Despite widespread rumors that the governor was going to
release a majority-vote budget alternative, his spokesman now says that
such an alternative will not be released today.
The governor appears to be holding out on releasing his Plan B
all-cuts budget to see if the $400/day average hit to each legislator
forces a deal.
However, Republicans that had been negotiating with the governor for
a tax election seem to be weaker in their interest than they were two
weeks ago amidst a dramatically changing political environment
(redistricting and top-two primary). The governor also probably doesn't
want to release an all-cuts budget that will only be criticized by the
left, the right and the media as draconian.
As I wrote yesterday, there's a legitimate $5 billion problem
if you accept most of the Democrats actions with the "gimmicks" (i.e.
state building sales, "single flip") stripped out.

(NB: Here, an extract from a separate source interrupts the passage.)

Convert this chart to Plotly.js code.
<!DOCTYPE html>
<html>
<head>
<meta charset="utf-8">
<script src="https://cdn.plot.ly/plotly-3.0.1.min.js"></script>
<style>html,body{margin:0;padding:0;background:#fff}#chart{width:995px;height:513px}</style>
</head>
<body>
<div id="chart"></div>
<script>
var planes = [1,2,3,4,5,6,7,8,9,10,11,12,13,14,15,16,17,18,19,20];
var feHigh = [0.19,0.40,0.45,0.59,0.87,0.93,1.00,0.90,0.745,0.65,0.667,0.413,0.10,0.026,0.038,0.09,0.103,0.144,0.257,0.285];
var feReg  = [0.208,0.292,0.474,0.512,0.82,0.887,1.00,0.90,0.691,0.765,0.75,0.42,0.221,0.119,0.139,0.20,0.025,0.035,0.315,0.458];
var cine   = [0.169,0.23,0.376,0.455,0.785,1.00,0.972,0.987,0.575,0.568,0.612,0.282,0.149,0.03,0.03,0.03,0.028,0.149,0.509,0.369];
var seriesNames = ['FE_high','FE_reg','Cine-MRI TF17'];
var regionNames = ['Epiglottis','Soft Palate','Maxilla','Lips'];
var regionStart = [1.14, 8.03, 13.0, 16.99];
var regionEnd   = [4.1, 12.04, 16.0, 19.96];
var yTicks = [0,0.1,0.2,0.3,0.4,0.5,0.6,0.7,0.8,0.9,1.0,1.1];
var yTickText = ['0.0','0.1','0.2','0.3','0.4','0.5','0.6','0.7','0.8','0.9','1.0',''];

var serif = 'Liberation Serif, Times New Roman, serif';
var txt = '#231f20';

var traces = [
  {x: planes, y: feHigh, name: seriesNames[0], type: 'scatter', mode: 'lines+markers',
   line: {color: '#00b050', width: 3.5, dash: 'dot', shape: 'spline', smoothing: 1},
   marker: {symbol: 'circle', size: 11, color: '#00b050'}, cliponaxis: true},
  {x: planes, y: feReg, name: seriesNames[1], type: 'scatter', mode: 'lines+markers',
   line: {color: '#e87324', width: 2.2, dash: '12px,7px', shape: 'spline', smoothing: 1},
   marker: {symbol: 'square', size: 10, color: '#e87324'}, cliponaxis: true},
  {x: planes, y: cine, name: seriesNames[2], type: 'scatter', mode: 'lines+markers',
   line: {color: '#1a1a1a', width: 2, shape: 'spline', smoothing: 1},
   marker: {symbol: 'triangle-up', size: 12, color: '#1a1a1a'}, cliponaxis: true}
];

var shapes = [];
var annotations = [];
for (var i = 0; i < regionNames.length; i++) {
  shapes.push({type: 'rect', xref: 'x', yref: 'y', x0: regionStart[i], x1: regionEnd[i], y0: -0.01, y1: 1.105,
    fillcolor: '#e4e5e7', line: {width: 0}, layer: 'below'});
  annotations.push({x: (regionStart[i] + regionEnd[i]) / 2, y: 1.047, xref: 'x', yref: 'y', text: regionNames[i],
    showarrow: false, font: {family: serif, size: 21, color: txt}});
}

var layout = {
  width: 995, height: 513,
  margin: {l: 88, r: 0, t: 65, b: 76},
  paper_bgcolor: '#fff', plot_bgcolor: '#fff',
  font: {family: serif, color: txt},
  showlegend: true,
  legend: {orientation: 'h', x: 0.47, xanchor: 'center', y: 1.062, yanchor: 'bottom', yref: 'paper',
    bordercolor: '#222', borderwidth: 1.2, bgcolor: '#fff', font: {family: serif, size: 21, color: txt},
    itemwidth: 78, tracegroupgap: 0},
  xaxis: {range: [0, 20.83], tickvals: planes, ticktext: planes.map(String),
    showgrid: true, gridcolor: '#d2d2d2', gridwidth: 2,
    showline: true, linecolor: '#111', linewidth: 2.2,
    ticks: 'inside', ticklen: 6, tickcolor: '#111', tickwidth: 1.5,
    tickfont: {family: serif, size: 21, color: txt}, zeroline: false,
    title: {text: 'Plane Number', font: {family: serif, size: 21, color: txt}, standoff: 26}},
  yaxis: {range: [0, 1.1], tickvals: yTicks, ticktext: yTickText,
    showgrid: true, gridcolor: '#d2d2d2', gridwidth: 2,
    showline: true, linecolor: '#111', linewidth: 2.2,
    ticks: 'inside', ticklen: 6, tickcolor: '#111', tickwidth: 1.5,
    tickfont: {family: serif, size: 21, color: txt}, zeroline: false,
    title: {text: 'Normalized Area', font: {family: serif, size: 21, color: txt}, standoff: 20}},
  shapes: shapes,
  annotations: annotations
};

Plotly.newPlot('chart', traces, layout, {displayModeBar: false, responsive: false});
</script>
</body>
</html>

That's a lot of cuts for legislators to stomach and the governor
can't expect Republicans to jump to support an all-cuts budget.
And, with a majority of legislators hoping to win higher
office as early as next year, they might just be willing to eat mac and
cheese for a few weeks of forfeited pay rather than vote for all cuts
(Democrats) or tax revenues (Republicans). Reporters are now reviewing legislators Form 700 Statements of Economic Interests (look up your member's) to figure out who can hold out and who can't.